Task to complete
In the records below, find each line containing the word "standalone" and copy it.

Data to process

───

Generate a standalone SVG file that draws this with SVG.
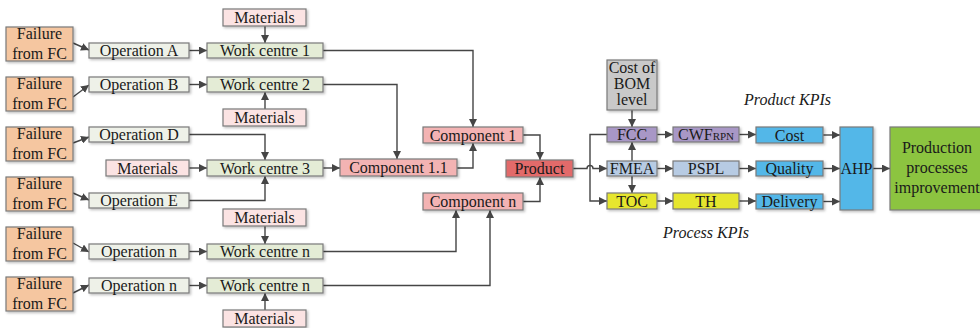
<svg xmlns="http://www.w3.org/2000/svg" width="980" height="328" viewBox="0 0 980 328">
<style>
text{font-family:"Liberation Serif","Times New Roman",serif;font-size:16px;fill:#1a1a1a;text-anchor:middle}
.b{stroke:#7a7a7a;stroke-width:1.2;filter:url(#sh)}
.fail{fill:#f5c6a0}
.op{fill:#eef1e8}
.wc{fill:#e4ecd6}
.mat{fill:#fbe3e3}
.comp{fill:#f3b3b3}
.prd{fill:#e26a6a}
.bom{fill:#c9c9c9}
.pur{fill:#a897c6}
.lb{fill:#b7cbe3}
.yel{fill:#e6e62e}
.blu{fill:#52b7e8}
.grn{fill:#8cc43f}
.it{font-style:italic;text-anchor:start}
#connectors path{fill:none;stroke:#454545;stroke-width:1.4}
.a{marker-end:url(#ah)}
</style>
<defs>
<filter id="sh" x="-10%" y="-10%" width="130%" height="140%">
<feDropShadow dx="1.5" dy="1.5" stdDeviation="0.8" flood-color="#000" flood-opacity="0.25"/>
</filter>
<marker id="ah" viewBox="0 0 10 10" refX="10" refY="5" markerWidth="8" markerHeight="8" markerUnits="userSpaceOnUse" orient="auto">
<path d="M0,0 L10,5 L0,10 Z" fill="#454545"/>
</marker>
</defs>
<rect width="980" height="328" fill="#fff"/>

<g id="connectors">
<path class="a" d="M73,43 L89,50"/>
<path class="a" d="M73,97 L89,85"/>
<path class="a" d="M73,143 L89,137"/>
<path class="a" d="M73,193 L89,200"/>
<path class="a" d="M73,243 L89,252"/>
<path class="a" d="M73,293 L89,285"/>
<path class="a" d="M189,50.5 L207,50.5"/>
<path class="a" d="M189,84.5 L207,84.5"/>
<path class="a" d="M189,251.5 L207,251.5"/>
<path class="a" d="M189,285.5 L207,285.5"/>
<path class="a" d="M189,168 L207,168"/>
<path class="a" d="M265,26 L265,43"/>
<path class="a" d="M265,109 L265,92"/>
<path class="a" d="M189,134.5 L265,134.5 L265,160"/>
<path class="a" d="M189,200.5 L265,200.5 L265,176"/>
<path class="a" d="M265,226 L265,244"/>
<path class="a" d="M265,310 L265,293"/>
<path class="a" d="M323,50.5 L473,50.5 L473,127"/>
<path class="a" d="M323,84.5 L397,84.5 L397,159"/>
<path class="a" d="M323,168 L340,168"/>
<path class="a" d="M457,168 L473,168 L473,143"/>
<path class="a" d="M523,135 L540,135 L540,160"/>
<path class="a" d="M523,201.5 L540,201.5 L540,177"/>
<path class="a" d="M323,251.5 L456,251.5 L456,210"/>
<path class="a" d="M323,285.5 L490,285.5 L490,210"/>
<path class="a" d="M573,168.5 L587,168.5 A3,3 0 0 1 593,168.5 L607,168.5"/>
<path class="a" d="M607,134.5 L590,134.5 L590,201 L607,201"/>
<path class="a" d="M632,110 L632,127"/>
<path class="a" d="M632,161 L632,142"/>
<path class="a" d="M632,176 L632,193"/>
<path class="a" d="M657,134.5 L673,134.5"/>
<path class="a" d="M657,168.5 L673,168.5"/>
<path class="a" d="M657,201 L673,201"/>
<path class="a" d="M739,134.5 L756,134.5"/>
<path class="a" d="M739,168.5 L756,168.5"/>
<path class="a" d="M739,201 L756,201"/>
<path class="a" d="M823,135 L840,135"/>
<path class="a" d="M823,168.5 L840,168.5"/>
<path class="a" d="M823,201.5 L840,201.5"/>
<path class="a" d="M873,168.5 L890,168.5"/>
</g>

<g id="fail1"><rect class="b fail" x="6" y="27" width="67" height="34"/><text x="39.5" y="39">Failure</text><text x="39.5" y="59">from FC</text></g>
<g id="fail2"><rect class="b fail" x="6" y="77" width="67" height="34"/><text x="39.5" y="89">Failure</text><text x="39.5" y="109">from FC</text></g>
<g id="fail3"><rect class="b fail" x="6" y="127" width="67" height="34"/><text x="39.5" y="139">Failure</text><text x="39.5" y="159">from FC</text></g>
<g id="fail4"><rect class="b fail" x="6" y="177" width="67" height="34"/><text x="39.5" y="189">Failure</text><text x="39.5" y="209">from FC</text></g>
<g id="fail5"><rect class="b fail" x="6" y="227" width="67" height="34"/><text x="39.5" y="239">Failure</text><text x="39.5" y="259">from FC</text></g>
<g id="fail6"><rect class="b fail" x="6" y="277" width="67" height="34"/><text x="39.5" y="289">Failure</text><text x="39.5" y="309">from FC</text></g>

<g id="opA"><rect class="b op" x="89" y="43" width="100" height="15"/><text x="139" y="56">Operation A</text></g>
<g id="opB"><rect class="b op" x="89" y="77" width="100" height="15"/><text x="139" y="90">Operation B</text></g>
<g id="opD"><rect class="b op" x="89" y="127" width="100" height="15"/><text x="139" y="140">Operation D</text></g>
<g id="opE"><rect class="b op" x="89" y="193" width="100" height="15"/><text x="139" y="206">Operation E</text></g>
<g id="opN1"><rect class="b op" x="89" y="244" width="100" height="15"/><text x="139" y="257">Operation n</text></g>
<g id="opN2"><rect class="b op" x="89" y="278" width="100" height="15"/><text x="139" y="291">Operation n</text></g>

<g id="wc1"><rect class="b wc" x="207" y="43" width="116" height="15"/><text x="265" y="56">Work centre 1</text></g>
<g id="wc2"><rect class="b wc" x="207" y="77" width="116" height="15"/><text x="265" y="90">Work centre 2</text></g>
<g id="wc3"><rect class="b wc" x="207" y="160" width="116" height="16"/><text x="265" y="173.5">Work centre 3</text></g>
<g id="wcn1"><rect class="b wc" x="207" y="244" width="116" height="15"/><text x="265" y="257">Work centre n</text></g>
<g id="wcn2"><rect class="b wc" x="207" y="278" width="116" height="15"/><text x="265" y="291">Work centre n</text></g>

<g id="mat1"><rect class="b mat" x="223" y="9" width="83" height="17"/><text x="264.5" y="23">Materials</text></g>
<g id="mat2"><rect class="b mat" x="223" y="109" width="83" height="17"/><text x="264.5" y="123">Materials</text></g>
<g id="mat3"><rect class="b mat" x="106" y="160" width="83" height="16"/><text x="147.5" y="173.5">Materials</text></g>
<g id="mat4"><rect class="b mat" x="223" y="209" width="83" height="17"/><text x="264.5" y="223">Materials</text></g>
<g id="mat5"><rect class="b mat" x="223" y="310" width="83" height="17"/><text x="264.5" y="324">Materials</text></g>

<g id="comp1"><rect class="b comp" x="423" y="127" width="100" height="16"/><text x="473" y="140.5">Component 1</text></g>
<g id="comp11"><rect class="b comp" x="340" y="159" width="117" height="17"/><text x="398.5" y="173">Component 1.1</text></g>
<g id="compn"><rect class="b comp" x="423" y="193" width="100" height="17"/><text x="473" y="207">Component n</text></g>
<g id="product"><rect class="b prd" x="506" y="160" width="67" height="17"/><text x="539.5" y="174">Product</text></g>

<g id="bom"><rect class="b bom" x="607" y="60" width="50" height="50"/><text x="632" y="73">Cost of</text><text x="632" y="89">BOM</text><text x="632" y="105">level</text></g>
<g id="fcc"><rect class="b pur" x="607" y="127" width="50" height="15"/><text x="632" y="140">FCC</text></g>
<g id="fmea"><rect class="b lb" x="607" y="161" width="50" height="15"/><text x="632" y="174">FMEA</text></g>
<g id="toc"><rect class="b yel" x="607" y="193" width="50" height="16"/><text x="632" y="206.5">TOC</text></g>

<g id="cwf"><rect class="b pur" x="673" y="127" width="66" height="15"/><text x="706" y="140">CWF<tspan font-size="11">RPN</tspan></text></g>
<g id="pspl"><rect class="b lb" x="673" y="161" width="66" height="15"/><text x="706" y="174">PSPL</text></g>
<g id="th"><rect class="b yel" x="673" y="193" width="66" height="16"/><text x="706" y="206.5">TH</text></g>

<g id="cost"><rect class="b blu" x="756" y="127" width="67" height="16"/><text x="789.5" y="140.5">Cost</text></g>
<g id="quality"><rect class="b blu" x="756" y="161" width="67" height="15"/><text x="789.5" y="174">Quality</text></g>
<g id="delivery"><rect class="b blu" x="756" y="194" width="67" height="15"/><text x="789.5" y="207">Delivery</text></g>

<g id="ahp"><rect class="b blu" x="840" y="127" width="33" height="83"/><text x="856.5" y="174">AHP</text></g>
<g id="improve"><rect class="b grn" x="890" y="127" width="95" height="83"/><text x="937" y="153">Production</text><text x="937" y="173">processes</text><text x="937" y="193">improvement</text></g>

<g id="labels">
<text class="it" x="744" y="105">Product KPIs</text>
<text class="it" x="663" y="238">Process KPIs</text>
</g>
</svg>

───

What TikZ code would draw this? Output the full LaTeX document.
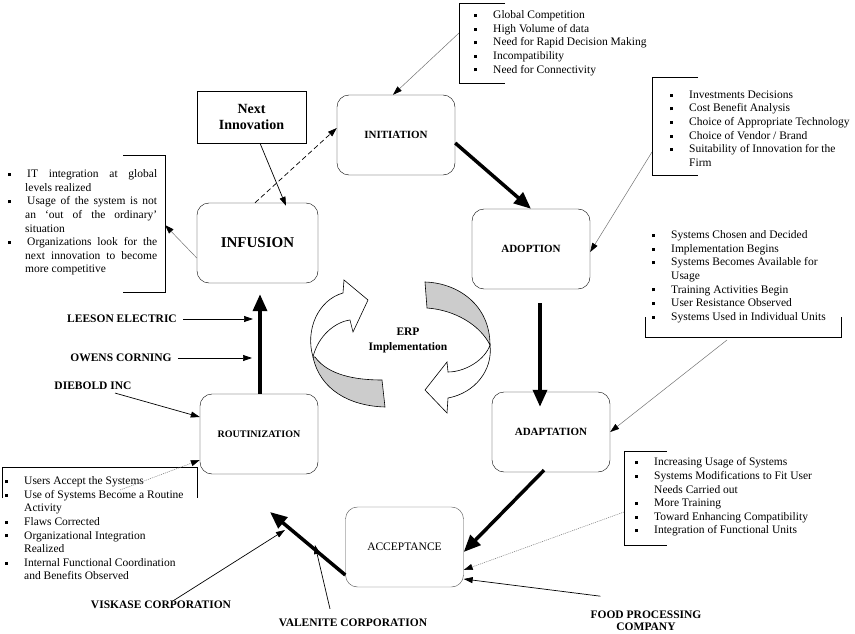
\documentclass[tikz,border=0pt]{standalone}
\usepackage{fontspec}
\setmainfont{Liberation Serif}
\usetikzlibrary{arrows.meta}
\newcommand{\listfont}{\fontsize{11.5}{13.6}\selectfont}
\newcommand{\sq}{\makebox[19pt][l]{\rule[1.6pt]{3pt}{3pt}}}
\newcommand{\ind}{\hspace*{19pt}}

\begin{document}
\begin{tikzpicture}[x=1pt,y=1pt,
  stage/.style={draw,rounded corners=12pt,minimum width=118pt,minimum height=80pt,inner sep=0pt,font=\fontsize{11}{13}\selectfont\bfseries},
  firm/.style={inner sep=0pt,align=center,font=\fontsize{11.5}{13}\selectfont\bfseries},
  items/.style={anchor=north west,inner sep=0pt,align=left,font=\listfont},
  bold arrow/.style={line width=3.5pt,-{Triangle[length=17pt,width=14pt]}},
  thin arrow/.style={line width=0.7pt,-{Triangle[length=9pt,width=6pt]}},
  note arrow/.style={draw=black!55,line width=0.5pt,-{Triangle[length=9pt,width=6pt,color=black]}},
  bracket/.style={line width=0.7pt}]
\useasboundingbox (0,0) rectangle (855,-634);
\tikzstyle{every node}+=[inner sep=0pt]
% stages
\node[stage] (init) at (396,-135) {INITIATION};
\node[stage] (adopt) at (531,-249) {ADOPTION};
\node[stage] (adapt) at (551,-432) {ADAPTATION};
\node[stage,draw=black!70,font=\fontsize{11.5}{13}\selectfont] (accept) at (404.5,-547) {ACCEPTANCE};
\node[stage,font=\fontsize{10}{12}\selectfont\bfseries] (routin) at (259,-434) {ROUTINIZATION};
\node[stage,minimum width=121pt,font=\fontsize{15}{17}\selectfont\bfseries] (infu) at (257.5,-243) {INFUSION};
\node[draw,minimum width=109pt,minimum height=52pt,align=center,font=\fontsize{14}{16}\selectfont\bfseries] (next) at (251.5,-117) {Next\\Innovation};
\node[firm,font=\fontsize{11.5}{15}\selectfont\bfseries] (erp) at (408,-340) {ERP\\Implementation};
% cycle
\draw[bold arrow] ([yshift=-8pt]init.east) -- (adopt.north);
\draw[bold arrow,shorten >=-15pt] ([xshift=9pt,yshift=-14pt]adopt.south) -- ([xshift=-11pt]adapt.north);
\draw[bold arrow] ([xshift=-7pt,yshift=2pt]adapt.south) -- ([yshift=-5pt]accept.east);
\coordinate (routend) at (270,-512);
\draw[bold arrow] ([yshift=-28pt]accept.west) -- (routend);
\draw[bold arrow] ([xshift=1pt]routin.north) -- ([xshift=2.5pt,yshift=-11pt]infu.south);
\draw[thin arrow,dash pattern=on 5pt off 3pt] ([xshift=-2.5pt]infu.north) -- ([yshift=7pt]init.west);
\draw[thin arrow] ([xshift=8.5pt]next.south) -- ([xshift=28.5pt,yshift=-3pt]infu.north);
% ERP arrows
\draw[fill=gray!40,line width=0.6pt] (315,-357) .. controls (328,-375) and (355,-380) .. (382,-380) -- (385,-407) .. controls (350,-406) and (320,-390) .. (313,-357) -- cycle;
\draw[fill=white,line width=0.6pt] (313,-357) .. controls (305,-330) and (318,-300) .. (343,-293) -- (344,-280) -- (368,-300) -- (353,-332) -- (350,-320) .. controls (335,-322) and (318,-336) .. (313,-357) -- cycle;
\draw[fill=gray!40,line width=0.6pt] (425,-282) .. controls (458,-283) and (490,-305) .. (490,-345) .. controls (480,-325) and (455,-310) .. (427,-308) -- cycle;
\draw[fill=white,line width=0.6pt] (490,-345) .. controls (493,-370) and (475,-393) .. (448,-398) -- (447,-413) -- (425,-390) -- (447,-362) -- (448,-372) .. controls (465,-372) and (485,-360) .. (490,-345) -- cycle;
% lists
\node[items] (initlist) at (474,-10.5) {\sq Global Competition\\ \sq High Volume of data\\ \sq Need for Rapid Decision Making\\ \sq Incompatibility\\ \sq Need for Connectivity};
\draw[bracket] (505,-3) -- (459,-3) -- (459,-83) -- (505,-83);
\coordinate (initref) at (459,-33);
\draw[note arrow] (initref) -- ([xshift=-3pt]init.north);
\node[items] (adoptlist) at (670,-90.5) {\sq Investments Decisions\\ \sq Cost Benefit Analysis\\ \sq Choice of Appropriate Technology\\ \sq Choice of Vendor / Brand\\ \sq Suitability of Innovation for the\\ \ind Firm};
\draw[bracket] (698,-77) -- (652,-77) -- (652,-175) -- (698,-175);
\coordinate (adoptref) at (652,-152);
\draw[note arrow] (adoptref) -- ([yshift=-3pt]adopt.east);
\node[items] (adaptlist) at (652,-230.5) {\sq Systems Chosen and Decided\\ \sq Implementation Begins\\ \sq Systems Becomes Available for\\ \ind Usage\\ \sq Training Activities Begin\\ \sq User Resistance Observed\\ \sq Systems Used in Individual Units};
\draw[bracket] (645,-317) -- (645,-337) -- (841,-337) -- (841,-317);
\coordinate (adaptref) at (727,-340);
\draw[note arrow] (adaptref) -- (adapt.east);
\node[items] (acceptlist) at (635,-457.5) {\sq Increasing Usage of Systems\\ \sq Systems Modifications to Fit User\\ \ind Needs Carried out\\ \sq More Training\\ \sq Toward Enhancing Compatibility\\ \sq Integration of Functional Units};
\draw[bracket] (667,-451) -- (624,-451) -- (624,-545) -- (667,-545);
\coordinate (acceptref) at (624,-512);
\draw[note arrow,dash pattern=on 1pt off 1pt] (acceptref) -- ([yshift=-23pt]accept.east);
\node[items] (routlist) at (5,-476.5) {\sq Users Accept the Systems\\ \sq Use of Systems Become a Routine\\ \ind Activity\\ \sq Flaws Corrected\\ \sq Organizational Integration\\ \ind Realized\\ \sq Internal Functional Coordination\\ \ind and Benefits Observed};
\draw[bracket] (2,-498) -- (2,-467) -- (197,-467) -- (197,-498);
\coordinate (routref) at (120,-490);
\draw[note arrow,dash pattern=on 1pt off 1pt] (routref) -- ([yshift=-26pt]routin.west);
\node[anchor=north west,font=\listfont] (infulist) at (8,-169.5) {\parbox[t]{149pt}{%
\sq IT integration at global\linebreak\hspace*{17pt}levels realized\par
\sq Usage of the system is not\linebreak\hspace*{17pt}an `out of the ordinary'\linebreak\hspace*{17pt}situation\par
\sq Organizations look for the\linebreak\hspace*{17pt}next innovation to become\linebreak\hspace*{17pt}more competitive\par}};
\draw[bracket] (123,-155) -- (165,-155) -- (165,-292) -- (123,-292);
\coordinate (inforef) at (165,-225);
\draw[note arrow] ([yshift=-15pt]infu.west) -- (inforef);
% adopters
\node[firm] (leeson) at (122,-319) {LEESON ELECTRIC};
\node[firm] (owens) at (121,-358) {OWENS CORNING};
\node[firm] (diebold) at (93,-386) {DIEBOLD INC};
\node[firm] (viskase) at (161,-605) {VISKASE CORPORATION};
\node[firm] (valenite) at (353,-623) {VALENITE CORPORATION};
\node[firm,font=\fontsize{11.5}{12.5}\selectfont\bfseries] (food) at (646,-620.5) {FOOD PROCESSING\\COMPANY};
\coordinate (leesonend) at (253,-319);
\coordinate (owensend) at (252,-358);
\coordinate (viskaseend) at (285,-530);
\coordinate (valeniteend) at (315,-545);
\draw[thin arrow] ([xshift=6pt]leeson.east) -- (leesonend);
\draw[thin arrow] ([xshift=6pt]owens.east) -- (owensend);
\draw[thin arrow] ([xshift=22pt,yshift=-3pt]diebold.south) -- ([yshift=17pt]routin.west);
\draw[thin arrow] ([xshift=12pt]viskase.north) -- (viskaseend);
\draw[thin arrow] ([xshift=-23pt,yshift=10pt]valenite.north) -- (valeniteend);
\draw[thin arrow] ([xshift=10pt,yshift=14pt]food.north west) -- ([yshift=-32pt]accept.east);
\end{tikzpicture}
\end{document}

───

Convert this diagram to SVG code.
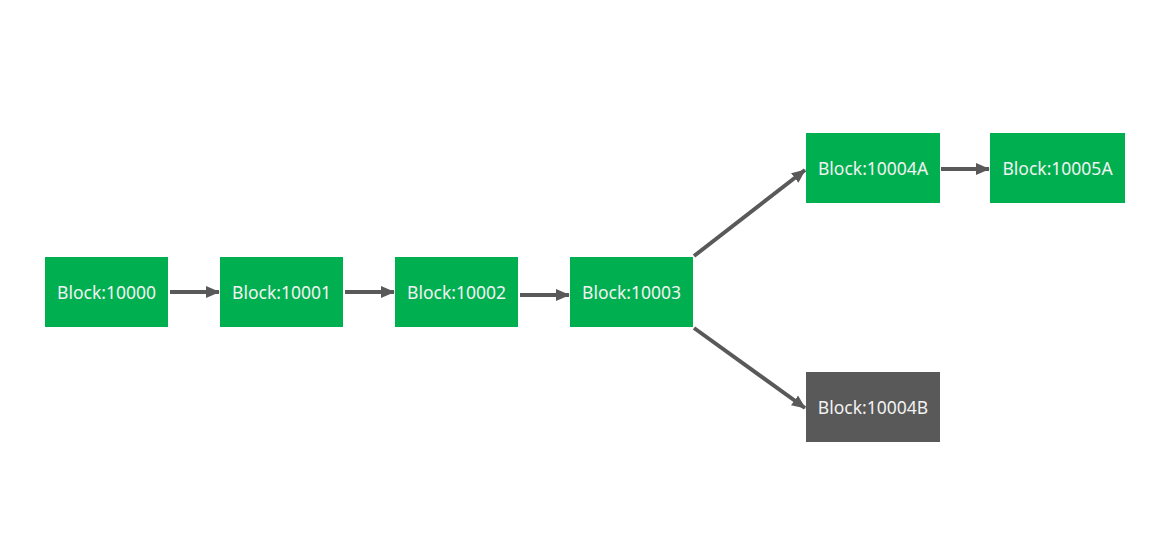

───

Answer to this exercise
Generate a standalone SVG file that draws this with SVG.
\documentclass[tikz,border=0pt]{standalone}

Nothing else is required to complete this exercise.